Data section ::
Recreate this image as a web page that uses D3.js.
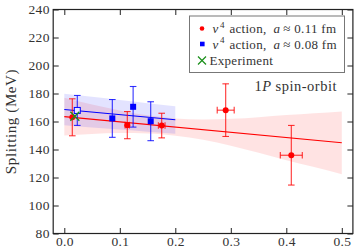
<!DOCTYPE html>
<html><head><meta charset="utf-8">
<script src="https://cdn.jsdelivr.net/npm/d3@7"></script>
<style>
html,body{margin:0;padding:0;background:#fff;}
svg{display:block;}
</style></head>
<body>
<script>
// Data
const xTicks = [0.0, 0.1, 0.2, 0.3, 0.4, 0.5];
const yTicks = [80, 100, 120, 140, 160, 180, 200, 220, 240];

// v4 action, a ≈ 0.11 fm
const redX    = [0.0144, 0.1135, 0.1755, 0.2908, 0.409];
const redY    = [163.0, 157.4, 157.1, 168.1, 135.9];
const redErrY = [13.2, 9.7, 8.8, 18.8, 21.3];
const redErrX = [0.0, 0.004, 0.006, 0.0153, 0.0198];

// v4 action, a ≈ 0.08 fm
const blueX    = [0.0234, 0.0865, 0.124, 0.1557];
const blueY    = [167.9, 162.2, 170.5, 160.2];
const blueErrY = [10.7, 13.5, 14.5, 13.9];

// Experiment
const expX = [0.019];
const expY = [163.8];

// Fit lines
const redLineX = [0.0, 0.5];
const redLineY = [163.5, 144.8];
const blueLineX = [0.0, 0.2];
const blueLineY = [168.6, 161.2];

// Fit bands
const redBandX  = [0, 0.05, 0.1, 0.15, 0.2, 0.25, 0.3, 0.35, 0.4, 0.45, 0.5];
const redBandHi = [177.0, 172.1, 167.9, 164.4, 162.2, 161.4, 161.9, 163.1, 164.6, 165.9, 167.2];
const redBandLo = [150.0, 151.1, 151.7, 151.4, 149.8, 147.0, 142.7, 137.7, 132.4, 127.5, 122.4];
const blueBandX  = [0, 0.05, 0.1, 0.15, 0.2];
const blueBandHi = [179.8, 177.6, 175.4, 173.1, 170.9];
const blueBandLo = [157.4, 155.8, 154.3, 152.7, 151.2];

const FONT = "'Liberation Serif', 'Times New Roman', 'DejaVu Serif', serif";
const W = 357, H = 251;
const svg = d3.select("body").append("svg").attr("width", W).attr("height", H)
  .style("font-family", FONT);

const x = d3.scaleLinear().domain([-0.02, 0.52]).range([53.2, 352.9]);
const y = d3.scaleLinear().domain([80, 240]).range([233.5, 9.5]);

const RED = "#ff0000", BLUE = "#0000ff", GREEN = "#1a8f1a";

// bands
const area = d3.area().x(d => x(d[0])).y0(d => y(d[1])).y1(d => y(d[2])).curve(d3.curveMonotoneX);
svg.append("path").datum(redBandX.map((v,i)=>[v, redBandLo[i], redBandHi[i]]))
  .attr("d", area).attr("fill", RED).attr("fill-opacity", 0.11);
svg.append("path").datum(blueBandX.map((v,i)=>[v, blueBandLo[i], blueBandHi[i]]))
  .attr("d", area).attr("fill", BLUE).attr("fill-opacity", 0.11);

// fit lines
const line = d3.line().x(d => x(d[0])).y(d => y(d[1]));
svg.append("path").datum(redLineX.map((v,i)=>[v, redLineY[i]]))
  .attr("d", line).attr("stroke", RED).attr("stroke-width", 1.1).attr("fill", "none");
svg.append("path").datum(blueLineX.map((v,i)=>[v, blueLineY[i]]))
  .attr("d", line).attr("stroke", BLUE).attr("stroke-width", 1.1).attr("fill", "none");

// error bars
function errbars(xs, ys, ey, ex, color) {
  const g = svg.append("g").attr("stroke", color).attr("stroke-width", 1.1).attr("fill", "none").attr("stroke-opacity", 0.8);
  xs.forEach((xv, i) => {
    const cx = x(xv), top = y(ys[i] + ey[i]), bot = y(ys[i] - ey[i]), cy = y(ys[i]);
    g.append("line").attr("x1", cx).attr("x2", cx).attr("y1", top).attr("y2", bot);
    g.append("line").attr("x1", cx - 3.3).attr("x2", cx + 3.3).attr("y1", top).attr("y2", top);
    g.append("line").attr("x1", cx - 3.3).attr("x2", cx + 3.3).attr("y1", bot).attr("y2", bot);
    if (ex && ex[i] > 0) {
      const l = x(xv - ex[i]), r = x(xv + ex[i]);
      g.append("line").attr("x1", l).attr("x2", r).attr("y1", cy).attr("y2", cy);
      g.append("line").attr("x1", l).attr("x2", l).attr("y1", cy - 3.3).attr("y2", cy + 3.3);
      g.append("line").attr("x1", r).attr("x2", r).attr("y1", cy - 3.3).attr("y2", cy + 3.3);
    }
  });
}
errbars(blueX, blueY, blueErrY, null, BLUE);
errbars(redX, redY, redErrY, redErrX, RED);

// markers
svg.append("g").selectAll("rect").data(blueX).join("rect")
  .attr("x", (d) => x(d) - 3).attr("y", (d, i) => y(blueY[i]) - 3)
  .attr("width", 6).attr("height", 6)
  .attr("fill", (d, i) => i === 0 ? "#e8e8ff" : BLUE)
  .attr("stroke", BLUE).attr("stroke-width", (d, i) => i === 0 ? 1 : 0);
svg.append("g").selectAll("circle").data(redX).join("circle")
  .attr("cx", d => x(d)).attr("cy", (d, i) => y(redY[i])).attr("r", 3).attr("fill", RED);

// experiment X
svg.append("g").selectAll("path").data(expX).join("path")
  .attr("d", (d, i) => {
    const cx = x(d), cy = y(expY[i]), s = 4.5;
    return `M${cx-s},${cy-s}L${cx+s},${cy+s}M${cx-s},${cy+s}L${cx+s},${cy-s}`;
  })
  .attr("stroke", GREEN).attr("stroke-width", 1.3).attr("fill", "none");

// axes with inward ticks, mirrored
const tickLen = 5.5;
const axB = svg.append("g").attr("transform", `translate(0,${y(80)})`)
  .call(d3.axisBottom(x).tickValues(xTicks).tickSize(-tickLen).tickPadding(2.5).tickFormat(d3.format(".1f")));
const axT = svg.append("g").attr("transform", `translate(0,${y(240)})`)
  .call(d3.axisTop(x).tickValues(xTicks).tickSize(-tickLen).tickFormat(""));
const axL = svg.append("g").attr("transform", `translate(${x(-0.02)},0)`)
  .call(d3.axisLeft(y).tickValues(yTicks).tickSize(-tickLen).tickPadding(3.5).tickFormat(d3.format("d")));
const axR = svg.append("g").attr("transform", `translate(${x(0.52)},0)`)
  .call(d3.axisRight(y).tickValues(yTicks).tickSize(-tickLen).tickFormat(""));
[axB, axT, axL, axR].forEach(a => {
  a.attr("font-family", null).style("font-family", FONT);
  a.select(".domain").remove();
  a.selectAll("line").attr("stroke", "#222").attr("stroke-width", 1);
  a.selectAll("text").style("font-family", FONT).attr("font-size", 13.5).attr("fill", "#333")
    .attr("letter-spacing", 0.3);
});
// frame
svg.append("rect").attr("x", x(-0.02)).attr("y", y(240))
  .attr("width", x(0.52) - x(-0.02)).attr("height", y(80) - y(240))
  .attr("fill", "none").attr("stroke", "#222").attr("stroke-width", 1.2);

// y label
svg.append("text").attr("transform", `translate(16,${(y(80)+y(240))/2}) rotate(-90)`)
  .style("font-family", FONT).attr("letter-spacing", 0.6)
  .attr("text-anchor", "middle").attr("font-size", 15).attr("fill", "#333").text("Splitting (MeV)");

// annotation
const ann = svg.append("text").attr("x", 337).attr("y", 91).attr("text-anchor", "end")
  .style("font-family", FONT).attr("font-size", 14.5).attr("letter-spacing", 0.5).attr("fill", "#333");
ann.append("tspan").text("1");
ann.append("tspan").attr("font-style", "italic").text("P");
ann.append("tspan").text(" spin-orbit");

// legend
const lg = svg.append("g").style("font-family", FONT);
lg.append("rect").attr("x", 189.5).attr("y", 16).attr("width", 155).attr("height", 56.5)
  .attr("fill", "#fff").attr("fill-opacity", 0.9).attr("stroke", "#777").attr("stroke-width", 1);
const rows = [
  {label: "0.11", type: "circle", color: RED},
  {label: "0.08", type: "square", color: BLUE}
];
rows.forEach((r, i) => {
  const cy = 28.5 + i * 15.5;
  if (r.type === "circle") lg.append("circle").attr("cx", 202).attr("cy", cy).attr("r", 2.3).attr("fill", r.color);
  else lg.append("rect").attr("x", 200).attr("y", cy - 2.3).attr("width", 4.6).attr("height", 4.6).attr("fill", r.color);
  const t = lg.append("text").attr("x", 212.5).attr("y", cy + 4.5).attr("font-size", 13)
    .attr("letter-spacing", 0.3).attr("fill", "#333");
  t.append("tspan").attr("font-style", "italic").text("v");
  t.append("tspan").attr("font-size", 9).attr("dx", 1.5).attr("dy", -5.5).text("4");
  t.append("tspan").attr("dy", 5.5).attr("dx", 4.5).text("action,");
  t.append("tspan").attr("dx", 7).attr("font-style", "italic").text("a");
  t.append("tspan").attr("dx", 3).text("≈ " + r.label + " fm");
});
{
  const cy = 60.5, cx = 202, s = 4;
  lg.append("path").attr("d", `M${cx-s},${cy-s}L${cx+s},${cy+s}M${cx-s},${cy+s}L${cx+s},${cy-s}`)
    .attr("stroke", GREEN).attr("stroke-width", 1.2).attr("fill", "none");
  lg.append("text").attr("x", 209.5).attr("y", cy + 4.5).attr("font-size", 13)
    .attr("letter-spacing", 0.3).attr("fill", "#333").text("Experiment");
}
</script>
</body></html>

Problem description :: Write out exactly the lines between the start of the data and the line with "const expY = [163.8];", including both, but none of the pictures.

Exercise result ::
Recreate this image as a web page that uses D3.js.
<!DOCTYPE html>
<html><head><meta charset="utf-8">
<script src="https://cdn.jsdelivr.net/npm/d3@7"></script>
<style>
html,body{margin:0;padding:0;background:#fff;}
svg{display:block;}
</style></head>
<body>
<script>
// Data
const xTicks = [0.0, 0.1, 0.2, 0.3, 0.4, 0.5];
const yTicks = [80, 100, 120, 140, 160, 180, 200, 220, 240];

// v4 action, a ≈ 0.11 fm
const redX    = [0.0144, 0.1135, 0.1755, 0.2908, 0.409];
const redY    = [163.0, 157.4, 157.1, 168.1, 135.9];
const redErrY = [13.2, 9.7, 8.8, 18.8, 21.3];
const redErrX = [0.0, 0.004, 0.006, 0.0153, 0.0198];

// v4 action, a ≈ 0.08 fm
const blueX    = [0.0234, 0.0865, 0.124, 0.1557];
const blueY    = [167.9, 162.2, 170.5, 160.2];
const blueErrY = [10.7, 13.5, 14.5, 13.9];

// Experiment
const expX = [0.019];
const expY = [163.8];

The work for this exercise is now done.